Exercise aim => Drop every picture, then transcribe the remaining data exactly.

Information supplied =>

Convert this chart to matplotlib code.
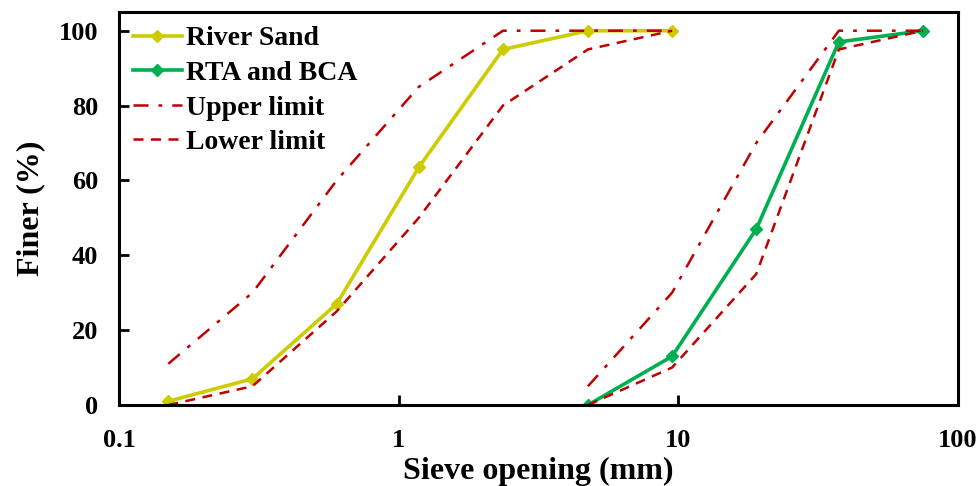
import matplotlib
matplotlib.use("Agg")
from matplotlib import pyplot as plt

# sieve sizes (mm)
fine_sizes = [0.15, 0.3, 0.6, 1.18, 2.36, 4.75, 9.5]
coarse_sizes = [4.75, 9.5, 19, 37.5, 75]

# percent finer
river_sand = [1, 7, 27, 63.5, 95, 100, 100]
fine_upper = [11, 30, 60, 85, 100, 100, 100]
fine_lower = [0, 5, 25, 50, 80, 95, 100]

rta_bca = [0, 13, 47, 97, 100]
coarse_upper = [5, 30, 70, 100, 100]
coarse_lower = [0, 10, 35, 95, 100]

plt.rcParams['font.family'] = ['Liberation Serif', 'DejaVu Serif']
plt.rcParams['font.weight'] = 'bold'

fig = plt.figure(figsize=(9.79, 4.86), dpi=100)
ax = fig.add_axes([0.1216, 0.1667, 0.8569, 0.8086])

yellow = '#CCCC00'
green = '#00B050'
red = '#C00000'

ax.plot(fine_sizes, river_sand, color=yellow, lw=2.6, marker='D', ms=6.5, label='River Sand')
ax.plot(coarse_sizes, rta_bca, color=green, lw=2.6, marker='D', ms=6.5, label='RTA and BCA')
ax.plot(fine_sizes, fine_upper, color=red, lw=1.8, ls=(0, (6, 4, 1.5, 4)), label='Upper limit')
ax.plot(fine_sizes, fine_lower, color=red, lw=1.8, ls=(0, (4, 3)), label='Lower limit')
ax.plot(coarse_sizes, coarse_upper, color=red, lw=1.8, ls=(0, (6, 4, 1.5, 4)))
ax.plot(coarse_sizes, coarse_lower, color=red, lw=1.8, ls=(0, (4, 3)))

ax.set_xscale('log')
ax.set_xlim(0.1, 100)
ax.set_ylim(0, 105)
ax.set_yticks([0, 20, 40, 60, 80, 100])
ax.set_xticks([0.1, 1, 10, 100])
ax.set_xticklabels(['0.1', '1', '10', '100'])
ax.minorticks_off()
ax.tick_params(direction='in', length=7, width=2, labelsize=19)
ax.tick_params(axis='y', pad=15)
ax.tick_params(axis='x', pad=17)

for s in ax.spines.values():
    s.set_linewidth(2.2)

ax.set_xlabel('Sieve opening (mm)', fontsize=23, fontweight='bold', labelpad=4)
ax.set_ylabel('Finer (%)', fontsize=23, fontweight='bold', labelpad=10)

ax.legend(loc='upper left', frameon=False, fontsize=20, handlelength=1.75,
          handletextpad=0.15, labelspacing=0.33, borderaxespad=0.2,
          borderpad=0.3)

fig.savefig('out.png', dpi=100)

Solution for this problem =>
Convert this chart to matplotlib code.
import matplotlib
matplotlib.use("Agg")
from matplotlib import pyplot as plt

# sieve sizes (mm)
fine_sizes = [0.15, 0.3, 0.6, 1.18, 2.36, 4.75, 9.5]
coarse_sizes = [4.75, 9.5, 19, 37.5, 75]

# percent finer
river_sand = [1, 7, 27, 63.5, 95, 100, 100]
fine_upper = [11, 30, 60, 85, 100, 100, 100]
fine_lower = [0, 5, 25, 50, 80, 95, 100]

rta_bca = [0, 13, 47, 97, 100]
coarse_upper = [5, 30, 70, 100, 100]
coarse_lower = [0, 10, 35, 95, 100]

plt.rcParams['font.family'] = ['Liberation Serif', 'DejaVu Serif']
plt.rcParams['font.weight'] = 'bold'

fig = plt.figure(figsize=(9.79, 4.86), dpi=100)
ax = fig.add_axes([0.1216, 0.1667, 0.8569, 0.8086])

yellow = '#CCCC00'
green = '#00B050'
red = '#C00000'

ax.plot(fine_sizes, river_sand, color=yellow, lw=2.6, marker='D', ms=6.5, label='River Sand')
ax.plot(coarse_sizes, rta_bca, color=green, lw=2.6, marker='D', ms=6.5, label='RTA and BCA')
ax.plot(fine_sizes, fine_upper, color=red, lw=1.8, ls=(0, (6, 4, 1.5, 4)), label='Upper limit')
ax.plot(fine_sizes, fine_lower, color=red, lw=1.8, ls=(0, (4, 3)), label='Lower limit')
ax.plot(coarse_sizes, coarse_upper, color=red, lw=1.8, ls=(0, (6, 4, 1.5, 4)))
ax.plot(coarse_sizes, coarse_lower, color=red, lw=1.8, ls=(0, (4, 3)))

ax.set_xscale('log')
ax.set_xlim(0.1, 100)
ax.set_ylim(0, 105)
ax.set_yticks([0, 20, 40, 60, 80, 100])
ax.set_xticks([0.1, 1, 10, 100])
ax.set_xticklabels(['0.1', '1', '10', '100'])
ax.minorticks_off()
ax.tick_params(direction='in', length=7, width=2, labelsize=19)
ax.tick_params(axis='y', pad=15)
ax.tick_params(axis='x', pad=17)

for s in ax.spines.values():
    s.set_linewidth(2.2)

ax.set_xlabel('Sieve opening (mm)', fontsize=23, fontweight='bold', labelpad=4)
ax.set_ylabel('Finer (%)', fontsize=23, fontweight='bold', labelpad=10)

ax.legend(loc='upper left', frameon=False, fontsize=20, handlelength=1.75,
          handletextpad=0.15, labelspacing=0.33, borderaxespad=0.2,
          borderpad=0.3)

fig.savefig('out.png', dpi=100)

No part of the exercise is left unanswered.